Friday, June 15, 2007

Why I am not a Satanist.

I'm having a bad day.

I've come across almost nothing intelligent in the last 24 hours, and much that is infuriatingly stupid.

I was first infuriated last night, when I was reminded of this wonderful man, James Randi. Randi has been offering a substantial cash prize since 1964 to anyone who can experimentally prove paranormal abilities. For many years now, the prize has been $1million U.S., and still no-one has passed even the preliminary tests. Here is a log of correspondence between Randi's institute and the most recent applicants. The key point to note is that they are all completely insane. They cannot produce coherent sentences, let alone a conclusive experimental proof. Obviously, the sane, intelligent "psychics" are sane, intelligent con-men and -women, who stay well away from this prize. The only people it attracts are those who actually believe in their own abilities, who are all insane. Surely the mere existence of this annually unclaimed prize should prove to any reasonable person that there are no people with genuine paranormal abilities?

My second gripe is with academia. I came across a well-written journal article yesterday. I've lost the link, and besides, it was some obscure piece of sociology about the "Ur-myth of revolution." The content may well have been drivel, but man, it had style! Every word was faultlessly chosen and impeccably placed. It was deliciously well-written. Which alerted me to fact that, out of every twenty-five journal articles I read, only one of them is likely to be even fairly well-written. I've come to accept that in most articles I'll have to read many of the sentences over twice or thrice before I get their meaning, and that there will be mistakes in the spelling or grammar. Science student friends assure me it's even worse outside of the Arts. Why? The people who write these things are the people we're paying to be well-educated. They're the appointed thinkers of our society. Why should we accept that the average newspaper article 100 years ago was better written than a modern doctoral thesis?

Maybe the declining standard of academic writing has something to do with the declining standard of students? I picked up the latest copy of my uni's student magazine today, and I found:
3 pages of "best procrastination websites" (myspace, youtube, stuffonmycat....)
2 pages of spoilers for American TV shows
2 pages about how funny goats are
5 pages of CD reviews
2 pages of "campus fashions"
and 3 pages of ads.
And this in a 32 page magazine. Thank god I didn't pay my union fees, if this is what they're being spent on.
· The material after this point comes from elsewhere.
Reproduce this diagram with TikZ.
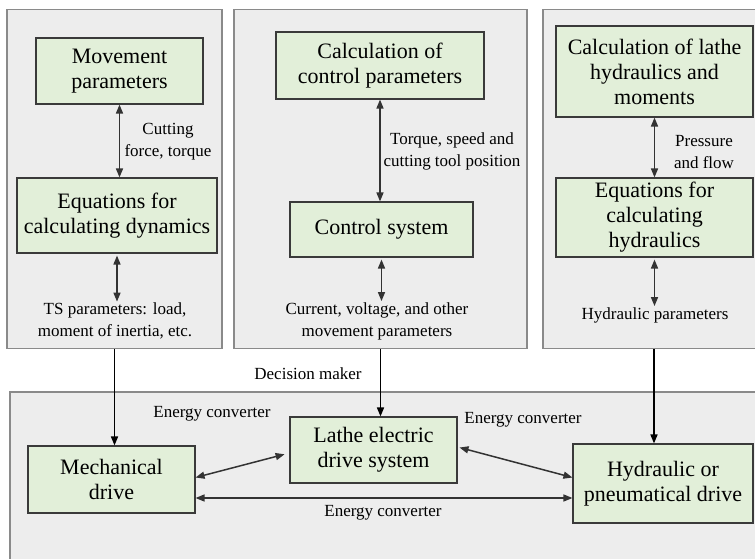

Oddly enough, one of the least benightedly unintelligent (to quote Marvin the Paranoid Android) things I've encountered is the Satanic Bible. I like it. It's full of good solid humanism, and a sensible rejection of Christian self-hatred. What I don't like is the religious aspect. Posing himself the question "why call it Satanism? Why not just Humanism?" Anton LaVey responds that humanism is not a religion. While we might have intellectually outgrown Christianity, he says we still emotionally need the ritual and dogma of religion.

I say the last thing we need is comforting fictions. If we're going to make any progress, we need to be serious and ruthless with our faculty of reason. So much time and effort are being wasted by accepting low standards and continuing to debate what should be long-dead issues. I wrote a letter last month objecting that one of my uni courses "lacked intellectual rigour." Recently, it seems it might just be that most of the things we do lack intellectual rigour.